__What the task asks__.
Repeat, exactly and only, the lines from the beginning of the data through the line with "if (!ref.current) return;". Pictures are left out.

__Given information__.
....
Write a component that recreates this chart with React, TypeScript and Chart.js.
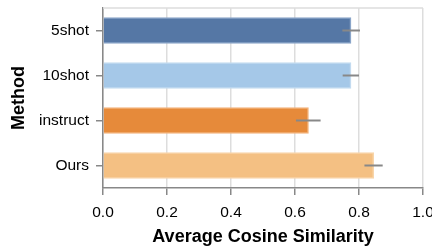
import React, { useEffect, useRef } from "react";
import { Chart, registerables } from "chart.js";

Chart.register(...registerables);

const methods = ["5shot", "10shot", "instruct", "Ours"];
const meanSimilarity = [0.775, 0.775, 0.642, 0.846];
const ciLower = [0.748, 0.749, 0.603, 0.817];
const ciUpper = [0.803, 0.8, 0.68, 0.874];
const xTicks = [0, 0.2, 0.4, 0.6, 0.8, 1.0];

const fillColors = ["#5577a5", "#a5c8e8", "#e68a3a", "#f4c083"];
const borderColors = ["#8aa5c9", "#c3dbf0", "#f2b27a", "#f8d5aa"];

const FONT = "'Liberation Sans', Arial, Helvetica, sans-serif";

export default function App() {
  const ref = useRef<HTMLCanvasElement | null>(null);

  useEffect(() => {
    if (!ref.current) return;

    const frame = {
      id: "frame",
      beforeDatasetsDraw(chart: any) {
        const { ctx, chartArea } = chart;
        ctx.save();
        ctx.strokeStyle = "#dddddd";
        ctx.lineWidth = 1.5;
        ctx.beginPath();
        ctx.moveTo(chartArea.left, chartArea.top);
        ctx.lineTo(chartArea.right, chartArea.top);
        ctx.stroke();
        ctx.restore();
      },
    };

    const errorBars = {
      id: "errorBars",
      afterDatasetsDraw(chart: any) {
        const { ctx } = chart;
        const xs = chart.scales.x;
        const ys = chart.scales.y;
        ctx.save();
        ctx.strokeStyle = "#888888";
        ctx.lineWidth = 2;
        methods.forEach((_, i) => {
          const y = ys.getPixelForValue(i);
          ctx.beginPath();
          ctx.moveTo(xs.getPixelForValue(ciLower[i]), y);
          ctx.lineTo(xs.getPixelForValue(ciUpper[i]), y);
          ctx.stroke();
        });
        ctx.restore();
      },
    };

    const chart = new Chart(ref.current, {
      type: "bar",
      data: {
        labels: methods,
        datasets: [
          {
            data: meanSimilarity,
            backgroundColor: fillColors,
            borderColor: borderColors,
            borderWidth: 1.5,
            barThickness: 26,
          },
        ],
      },
      options: {
        indexAxis: "y",
        animation: false,
        responsive: false,
        maintainAspectRatio: false,
        layout: { padding: { left: 0, right: 9, top: 8, bottom: 0 } },
        plugins: {
          legend: { display: false },
          tooltip: { enabled: false },
        },
        scales: {
          x: {
            type: "linear",
            min: 0,
            max: 1,
            afterBuildTicks: (scale: any) => {
              scale.ticks = xTicks.map((v) => ({ value: v }));
            },
            afterFit: (scale: any) => {
              scale.height = 62;
              scale.paddingLeft = 0;
              scale.paddingRight = 0;
            },
            ticks: {
              color: "#000",
              font: { family: FONT, size: 15.5 },
              padding: 8,
              callback: (v: any) => Number(v).toFixed(1),
            },
            grid: {
              color: "#dddddd",
              lineWidth: 1.5,
              tickColor: "#888888",
              tickLength: 7,
            },
            border: { color: "#888888", width: 1.5 },
            title: {
              display: true,
              text: "Average Cosine Similarity",
              color: "#000",
              font: { family: FONT, size: 18, weight: "bold" },
              padding: { top: 2, bottom: 2 },
            },
          },
          y: {
            type: "category",
            afterFit: (scale: any) => {
              scale.width = 103;
              scale.paddingTop = 0;
              scale.paddingBottom = 0;
            },
            ticks: {
              color: "#000",
              font: { family: FONT, size: 15.5 },
              padding: 7,
            },
            grid: {
              display: true,
              drawOnChartArea: false,
              offset: false,
              color: "#888888",
              lineWidth: 1.5,
              tickLength: 7,
            },
            border: { color: "#888888", width: 1.5 },
            title: {
              display: true,
              text: "Method",
              color: "#000",
              font: { family: FONT, size: 18, weight: "bold" },
              padding: { top: 8, bottom: 8 },
            },
          },
        },
      },
      plugins: [frame, errorBars],
    } as any);

    return () => chart.destroy();
  }, []);

  return (
    <div style={{ position: "fixed", left: 0, top: 0, width: 432, height: 250, background: "#fff" }}>
      <canvas ref={ref} width={432} height={250} style={{ width: 432, height: 250, display: "block" }} />
    </div>
  );
}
....
__Answer__.
Write a component that recreates this chart with React, TypeScript and Chart.js.
import React, { useEffect, useRef } from "react";
import { Chart, registerables } from "chart.js";

Chart.register(...registerables);

const methods = ["5shot", "10shot", "instruct", "Ours"];
const meanSimilarity = [0.775, 0.775, 0.642, 0.846];
const ciLower = [0.748, 0.749, 0.603, 0.817];
const ciUpper = [0.803, 0.8, 0.68, 0.874];
const xTicks = [0, 0.2, 0.4, 0.6, 0.8, 1.0];

const fillColors = ["#5577a5", "#a5c8e8", "#e68a3a", "#f4c083"];
const borderColors = ["#8aa5c9", "#c3dbf0", "#f2b27a", "#f8d5aa"];

const FONT = "'Liberation Sans', Arial, Helvetica, sans-serif";

export default function App() {
  const ref = useRef<HTMLCanvasElement | null>(null);

  useEffect(() => {
    if (!ref.current) return;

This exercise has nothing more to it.